9 réflexions sur « Courte adresse à MM. Fottorino et Ramonet »

  1. J’ai eu à débattre avec un certain Tilleul sur des terrains similaires que ta conclusion sur le monde diplomatique . J’avoue que des articles comme « les femmes du Kerala contre coca-cola » m’avaient parus pertinents, mais là, évidemment . on rejoint la théorie fort simpliste qui consiste à dire que le mal planétaire prend racinne dans cet horrible Occident , rejoignant Rousseau (qui a écrit l’Emile, mais laissé son rejeton à l’hospice, anecdote .) et dont je préfère de loin les rêveries du promeneur solitaire .

  2. Et moi qui croyais que ce blog allait être plus positif en 2008…

    Bon, cela dit, il me semble que c’est maintenant Serge Halimi qui a repris le Monde Diplo, sauf erreur, exit donc Ramonet pour les prochains numéros. Ce qui n’est peut-être pas si mal dans le fond. N’empêche que dans les derniers numéros du dit-journal, il y a eu quelques bons papiers sur l’environnement. Et le dernier « Manière de Voir » intitulé « La Fabrique du Conformisme » que je suis entrain de lire par bribes contient de très solides bases pour une critique de notre société de consommation.

    Pour ce post, plutôt que de déverser de la haine par avance sur les chroniques d’Eric Le Boucher, dont le seul nom (!) me révulse déjà, j’aurais bien aimé voir une mention positive du dernier Courrier International qui a choisi de faire un assez bon dossier spécial « Décroissance » ou encore sentir une once de réjouissance (cette petite joie qui m’a traversé hier) pour l’annulation de l’immonde rally Dakar (même si c’est pour de très mauvaises raisons)!

    Allez, encore un effort : positif Fabrice, positif!!!

  3. Comment peut-on critiquer la Chine capable de donner à la culture mondiale une aussi belle chanson que celle qui suit ? Vous voulez du positif pour 2008 , en voilà :

    « Xiǎo yàn zi »(Petite hirondelle)

    « Petite hirondelle, dans son habit de fleurs /
    Revient Chaque printemps./
    Je lui demande pourquoi reviens-tu /
    L’hirondelle me dit : « c’est ici que le printemps / est le plus beau ».

    Petite hirondelle, laisse moi te dire /
    Cette année le printemps est encore plus beau./
    Nous avons construit de grosses usines,/
    Installé des machines flambant neuves./
    Bienvenue,/
    Reste ici lontemps. »

    Bonne année, Fabrice

    Amitiés ornithologiques et industrielles

    MH

  4. pour avoir un point de vue général d’infos écolo, il ya cet outil de l’initiatrice du blog :  » un geste par jour pour l’environnement » à télécharger : http://www.netvibes.com/newsenvironnement .Evidement, on a le monde et libé, et même le figaro (entre autre) , également greepeace… ça permet d’avoir un coup d’oeil général quotidien sur l’environnement . Après, on peut toujours creuser sur d’autres sites les sujets qui nous interessent .
    @ Sandro minimo, oui, le papier sur la décroissance a le mérite de parler assez longuement positivement d’un mouvement qui touche l’ensemble de nos pays industrialisés .

  5. pour avoir des infos quotidiennes étrangères et pouvoir les lire rapidement , il suffit de faire des copier-collés d’articles sur google outils linguistiques et de cliquer .

  6. on peut se créer une page personnalisée comme celle que tu donnes en lien en utilisant un outil comme netvibes.com ou igoogle.com : c’est ce que j’ai fait, j’y ai mis mes sites préférés via le RSS, dont celui-ci, et chaque jour, j’ai les articles qui arrivent sur ma page.
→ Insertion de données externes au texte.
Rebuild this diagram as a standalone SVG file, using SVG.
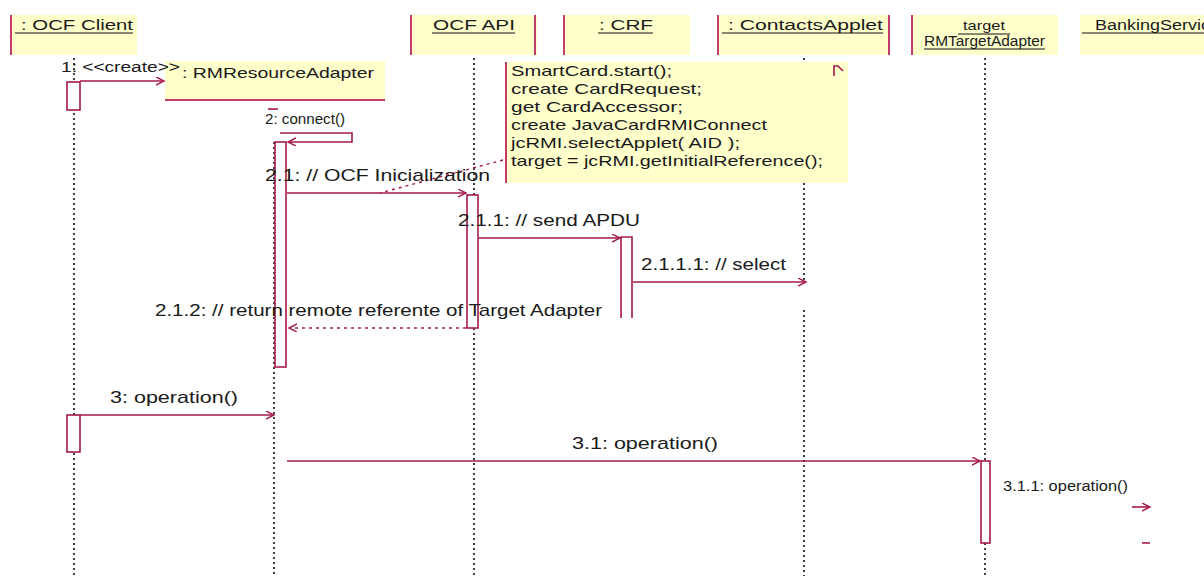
<svg xmlns="http://www.w3.org/2000/svg" width="1204" height="576" viewBox="0 0 1204 576">
  <style>
    .hdr { fill: #ffffcc; }
    .bar { fill: #c43d6a; }
    .t { font-family: "Liberation Sans", Arial, sans-serif; fill: #1a1a1a; }
    .ht { font-size: 14px; }
    .ml { font-size: 17px; }
    .ns { font-size: 15px; }
    .ul { stroke: #111; stroke-width: 1.2; }
    .life { stroke: #111; stroke-width: 1.6; stroke-dasharray: 2 3; fill: none; }
    .act { fill: #fff; stroke: #a51b46; stroke-width: 1.6; }
    .msg { stroke: #a51b46; stroke-width: 1.6; fill: none; }
    .ret { stroke: #a51b46; stroke-width: 1.4; fill: none; stroke-dasharray: 3 4; }
  </style>
  <defs>
    <marker id="open" markerWidth="10" markerHeight="10" refX="8" refY="4" orient="auto" markerUnits="userSpaceOnUse">
      <path d="M0,0 L8,4 L0,8" fill="none" stroke="#a51b46" stroke-width="1.4"/>
    </marker>
  </defs>

  <rect width="1204" height="576" fill="#fff"/>

  <!-- lifelines -->
  <g id="lifelines">
    <line class="life" x1="74" y1="58" x2="74" y2="576"/>
    <line class="life" x1="274" y1="142" x2="274" y2="576"/>
    <line class="life" x1="474" y1="58" x2="474" y2="576"/>
    <line class="life" x1="804" y1="58" x2="804" y2="282"/>
    <line class="life" x1="804" y1="310" x2="804" y2="576"/>
    <line class="life" x1="985" y1="58" x2="985" y2="576"/>
  </g>

  <!-- object headers -->
  <g id="ocf-client">
    <rect class="hdr" x="10" y="15" width="127" height="40"/>
    <rect class="bar" x="10" y="15" width="2" height="40"/>
    <text class="t ht" x="21" y="30" textLength="112" lengthAdjust="spacingAndGlyphs">: OCF Client</text>
    <line class="ul" x1="15" y1="33" x2="133" y2="33"/>
  </g>
  <g id="ocf-api">
    <rect class="hdr" x="410" y="15" width="127" height="40"/>
    <rect class="bar" x="410" y="15" width="2" height="40"/>
    <rect class="bar" x="534" y="15" width="2" height="40"/>
    <text class="t ht" x="433" y="30" textLength="82" lengthAdjust="spacingAndGlyphs">OCF API</text>
    <line class="ul" x1="432" y1="33" x2="515" y2="33"/>
  </g>
  <g id="crf">
    <rect class="hdr" x="563" y="15" width="127" height="40"/>
    <rect class="bar" x="563" y="15" width="2" height="40"/>
    <text class="t ht" x="599" y="30" textLength="54" lengthAdjust="spacingAndGlyphs">: CRF</text>
    <line class="ul" x1="598" y1="33" x2="653" y2="33"/>
  </g>
  <g id="contacts-applet">
    <rect class="hdr" x="717" y="15" width="173" height="40"/>
    <rect class="bar" x="717" y="15" width="2" height="40"/>
    <rect class="bar" x="888" y="15" width="2" height="40"/>
    <text class="t ht" x="728" y="30" textLength="155" lengthAdjust="spacingAndGlyphs">: ContactsApplet</text>
    <line class="ul" x1="722" y1="33" x2="883" y2="33"/>
  </g>
  <g id="target-adapter">
    <rect class="hdr" x="911" y="15" width="147" height="40"/>
    <rect class="bar" x="911" y="15" width="2" height="40"/>
    <text class="t" font-size="12" x="963" y="30" textLength="42" lengthAdjust="spacingAndGlyphs">target</text>
    <line class="ul" x1="958" y1="34" x2="1010" y2="34"/>
    <text class="t ht" x="924" y="46" textLength="121" lengthAdjust="spacingAndGlyphs">RMTargetAdapter</text>
    <line class="ul" x1="924" y1="49" x2="1045" y2="49"/>
  </g>
  <g id="banking-service">
    <rect class="hdr" x="1080" y="15" width="124" height="40"/>
    <text class="t ht" x="1095" y="30" textLength="125" lengthAdjust="spacingAndGlyphs">BankingService</text>
    <line class="ul" x1="1082" y1="33" x2="1204" y2="33"/>
  </g>
  <g id="resource-adapter">
    <rect class="hdr" x="165" y="61" width="220" height="40"/>
    <rect class="bar" x="165" y="99" width="220" height="2"/>
    <text class="t ht" x="182" y="78" textLength="192" lengthAdjust="spacingAndGlyphs">: RMResourceAdapter</text>
  </g>

  <!-- note -->
  <g id="note">
    <rect class="hdr" x="505" y="62" width="343" height="121"/>
    <rect class="bar" x="505" y="62" width="2" height="121"/>
    <path d="M834,76 V66 H838 L843,71" fill="none" stroke="#a51b46" stroke-width="1.6"/>
    <text class="t ns" x="511" y="76" textLength="161" lengthAdjust="spacingAndGlyphs">SmartCard.start();</text>
    <text class="t ns" x="511" y="94" textLength="191" lengthAdjust="spacingAndGlyphs">create CardRequest;</text>
    <text class="t ns" x="511" y="112" textLength="172" lengthAdjust="spacingAndGlyphs">get CardAccessor;</text>
    <text class="t ns" x="511" y="130" textLength="256" lengthAdjust="spacingAndGlyphs">create JavaCardRMIConnect</text>
    <text class="t ns" x="511" y="148" textLength="229" lengthAdjust="spacingAndGlyphs">jcRMI.selectApplet( AID );</text>
    <text class="t ns" x="511" y="166" textLength="312" lengthAdjust="spacingAndGlyphs">target = jcRMI.getInitialReference();</text>
  </g>

  <!-- activations -->
  <g id="activations">
    <rect class="act" x="67" y="82" width="13" height="28"/>
    <rect class="act" x="67" y="415" width="13" height="37"/>
    <rect class="act" x="275" y="142" width="11" height="225"/>
    <rect class="act" x="467" y="195" width="11" height="133"/>
    <path class="msg" d="M621,318 V237 H632 V318"/>
    <rect class="act" x="981" y="461" width="9" height="82"/>
  </g>

  <!-- connectors -->
  <g id="connectors">
    <path class="msg" d="M80,81 H164" marker-end="url(#open)"/>
    <line class="msg" x1="268" y1="109" x2="278" y2="109"/>
    <path class="msg" d="M280,133 H352 V142 H288" marker-end="url(#open)"/>
    <path class="msg" d="M287,193 H466" marker-end="url(#open)"/>
    <line class="ret" x1="503" y1="160" x2="380" y2="193"/>
    <path class="msg" d="M479,238 H620" marker-end="url(#open)"/>
    <path class="msg" d="M633,282 H806" marker-end="url(#open)"/>
    <path class="ret" d="M466,328 H289" marker-end="url(#open)"/>
    <path class="msg" d="M80,415 H274" marker-end="url(#open)"/>
    <path class="msg" d="M287,461 H980" marker-end="url(#open)"/>
    <path class="msg" d="M1132,507 H1150" marker-end="url(#open)"/>
    <line class="msg" x1="1142" y1="543" x2="1150" y2="543"/>
  </g>

  <!-- message labels -->
  <g id="labels">
    <text class="t ht" x="61" y="72" textLength="119" lengthAdjust="spacingAndGlyphs">1: &lt;&lt;create&gt;&gt;</text>
    <text class="t ht" x="265" y="124" textLength="80" lengthAdjust="spacingAndGlyphs">2: connect()</text>
    <text class="t ml" x="265" y="181" textLength="225" lengthAdjust="spacingAndGlyphs">2.1: // OCF Inicialization</text>
    <text class="t ml" x="458" y="226" textLength="182" lengthAdjust="spacingAndGlyphs">2.1.1: // send APDU</text>
    <text class="t ml" x="641" y="270" textLength="145" lengthAdjust="spacingAndGlyphs">2.1.1.1: // select</text>
    <text class="t ml" x="155" y="316" textLength="447" lengthAdjust="spacingAndGlyphs">2.1.2: // return remote referente of Target Adapter</text>
    <text class="t ml" x="110" y="403" textLength="128" lengthAdjust="spacingAndGlyphs">3: operation()</text>
    <text class="t ml" x="572" y="449" textLength="146" lengthAdjust="spacingAndGlyphs">3.1: operation()</text>
    <text class="t ht" x="1003" y="491" textLength="125" lengthAdjust="spacingAndGlyphs">3.1.1: operation()</text>
  </g>
</svg>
C’est pas trop compliqué.
    si besoin de conseils, Hervé s’y connait pour donner des tuyaux.

  7. au sujet du dossier sur la décroissance, un seul regret : le retour à la terre est vu comme un retour en arrière . je ne sais pas si vous le savez,mais une grande partie de l’Ile de France est sous le coup d’une OIN (opération d’intérêt national) .pas assez de logements, donc rebatissons (au lieu de rénover), et bétonnons, asphaltons ! Mon patelin a déjà une gare trop engorgée de passsagers, qu’importe ! Il faut cimenter les trois champs qui subsitent et doubler la population (mais pas les infrastrucures , ni l’emploi, ça promet d’être très beau…)! Alors…et si on proposait, pour voir, la conception d’éco-quartiers avec maisons et immeubles passifs, pistes cyclables,sauvegarde des restes de bocages de la commune et de la biodiversité (au lieu de se retrouver avec des allés de peupliers à perte de vue bordant une forêt de pins ?) jardins solidaires (autrefois on disait ouvriers) , bref, un « petit » retour à la terre qui rendrait la vie future un peu plus douce , bien que moderne ?

  8. Le Diplo dénonce pas mal de trucs mais n’a pas, il est vrai, franchi le rubycon de la prise de conscience de la stérilisation de notre biosphère.
    Pour moi ce ne sont pas ces idioties ramonetesques qui marquent le plus le mensuel (je le préfère quand il donne la parole à Marcos). Car celui-ci fait, ou fait entendre, la critique de l’idéologie dominante, apportent un éclairage sur telle ou telle zone géographique ou sociale sinitrée…
    Le Diplo, c’est quand-même autrechose que Le Monde. C’est choquant, mais pas pour les mêmes raisons.

    Alors comme ça, Le Monde invente la postface… Visiblement, la chronique de début des bouchers (d’un monde viable) n’aurait pas suffi à convaincre les masses. C’est ben triste, ma bonne dame. Vous verriez, on serait en Chine, ils rigoleraient moins, hein.

    J’ai acheté le Courrier International. Parce que les placards étaient imanquables : « Travailler moins pour gagner moins » en très gros, presque 2m de haut; vu partout à Paris. Et en plus petit « pour vivre mieux », visible en s’approchant.
    Quel superbe tacle à l’étron… Même s’il ne dure qu’une semaine, et que les chroniqueurs infernaux vont continuer leurs TOC, quelle claque.

    Longue mort au rallye Dakar !! Vendredi était un grand jour. Je m’en souviendrai longtemps.